# Set task:
Would you repeat the listing exactly but omit every picture?

## BEGIN Collected material

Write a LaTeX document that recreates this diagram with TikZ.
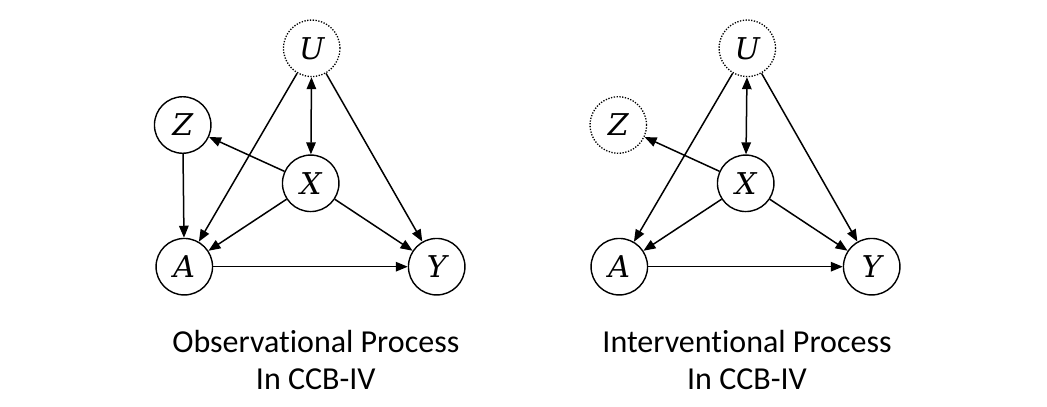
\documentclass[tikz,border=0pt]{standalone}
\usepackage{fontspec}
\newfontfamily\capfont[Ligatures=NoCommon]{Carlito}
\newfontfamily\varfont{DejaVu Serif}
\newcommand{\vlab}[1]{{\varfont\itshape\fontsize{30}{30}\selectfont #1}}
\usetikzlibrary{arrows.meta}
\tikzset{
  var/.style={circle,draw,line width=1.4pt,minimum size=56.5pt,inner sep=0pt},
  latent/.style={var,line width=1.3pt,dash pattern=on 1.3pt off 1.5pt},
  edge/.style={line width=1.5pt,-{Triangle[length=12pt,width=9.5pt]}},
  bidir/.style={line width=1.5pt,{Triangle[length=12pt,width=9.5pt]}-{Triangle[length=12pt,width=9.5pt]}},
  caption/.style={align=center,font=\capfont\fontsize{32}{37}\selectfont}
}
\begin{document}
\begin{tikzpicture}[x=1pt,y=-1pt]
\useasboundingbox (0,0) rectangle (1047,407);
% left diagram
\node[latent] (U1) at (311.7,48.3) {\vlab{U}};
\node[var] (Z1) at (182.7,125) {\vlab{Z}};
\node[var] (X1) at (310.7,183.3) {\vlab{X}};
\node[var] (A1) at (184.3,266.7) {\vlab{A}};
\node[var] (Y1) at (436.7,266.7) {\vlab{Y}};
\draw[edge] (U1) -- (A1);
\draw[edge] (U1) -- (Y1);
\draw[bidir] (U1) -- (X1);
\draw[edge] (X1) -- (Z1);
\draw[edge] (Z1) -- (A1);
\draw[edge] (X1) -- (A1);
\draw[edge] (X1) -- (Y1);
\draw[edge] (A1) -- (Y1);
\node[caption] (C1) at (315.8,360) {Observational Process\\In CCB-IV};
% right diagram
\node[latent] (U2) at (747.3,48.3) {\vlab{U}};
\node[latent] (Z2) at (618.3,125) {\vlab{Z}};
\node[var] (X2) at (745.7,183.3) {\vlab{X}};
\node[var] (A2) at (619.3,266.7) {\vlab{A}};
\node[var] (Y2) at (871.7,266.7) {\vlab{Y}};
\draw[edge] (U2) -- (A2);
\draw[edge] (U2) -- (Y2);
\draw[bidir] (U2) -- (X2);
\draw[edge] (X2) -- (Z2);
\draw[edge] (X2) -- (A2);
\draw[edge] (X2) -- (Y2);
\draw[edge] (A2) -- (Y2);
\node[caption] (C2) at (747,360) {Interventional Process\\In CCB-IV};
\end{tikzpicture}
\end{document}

## END Collected material

# Response:
Write a LaTeX document that recreates this diagram with TikZ.
\documentclass[tikz,border=0pt]{standalone}
\usepackage{fontspec}
\newfontfamily\capfont[Ligatures=NoCommon]{Carlito}
\newfontfamily\varfont{DejaVu Serif}
\newcommand{\vlab}[1]{{\varfont\itshape\fontsize{30}{30}\selectfont #1}}
\usetikzlibrary{arrows.meta}
\tikzset{
  var/.style={circle,draw,line width=1.4pt,minimum size=56.5pt,inner sep=0pt},
  latent/.style={var,line width=1.3pt,dash pattern=on 1.3pt off 1.5pt},
  edge/.style={line width=1.5pt,-{Triangle[length=12pt,width=9.5pt]}},
  bidir/.style={line width=1.5pt,{Triangle[length=12pt,width=9.5pt]}-{Triangle[length=12pt,width=9.5pt]}},
  caption/.style={align=center,font=\capfont\fontsize{32}{37}\selectfont}
}
\begin{document}
\begin{tikzpicture}[x=1pt,y=-1pt]
\useasboundingbox (0,0) rectangle (1047,407);
% left diagram
\node[latent] (U1) at (311.7,48.3) {\vlab{U}};
\node[var] (Z1) at (182.7,125) {\vlab{Z}};
\node[var] (X1) at (310.7,183.3) {\vlab{X}};
\node[var] (A1) at (184.3,266.7) {\vlab{A}};
\node[var] (Y1) at (436.7,266.7) {\vlab{Y}};
\draw[edge] (U1) -- (A1);
\draw[edge] (U1) -- (Y1);
\draw[bidir] (U1) -- (X1);
\draw[edge] (X1) -- (Z1);
\draw[edge] (Z1) -- (A1);
\draw[edge] (X1) -- (A1);
\draw[edge] (X1) -- (Y1);
\draw[edge] (A1) -- (Y1);
\node[caption] (C1) at (315.8,360) {Observational Process\\In CCB-IV};
% right diagram
\node[latent] (U2) at (747.3,48.3) {\vlab{U}};
\node[latent] (Z2) at (618.3,125) {\vlab{Z}};
\node[var] (X2) at (745.7,183.3) {\vlab{X}};
\node[var] (A2) at (619.3,266.7) {\vlab{A}};
\node[var] (Y2) at (871.7,266.7) {\vlab{Y}};
\draw[edge] (U2) -- (A2);
\draw[edge] (U2) -- (Y2);
\draw[bidir] (U2) -- (X2);
\draw[edge] (X2) -- (Z2);
\draw[edge] (X2) -- (A2);
\draw[edge] (X2) -- (Y2);
\draw[edge] (A2) -- (Y2);
\node[caption] (C2) at (747,360) {Interventional Process\\In CCB-IV};
\end{tikzpicture}
\end{document}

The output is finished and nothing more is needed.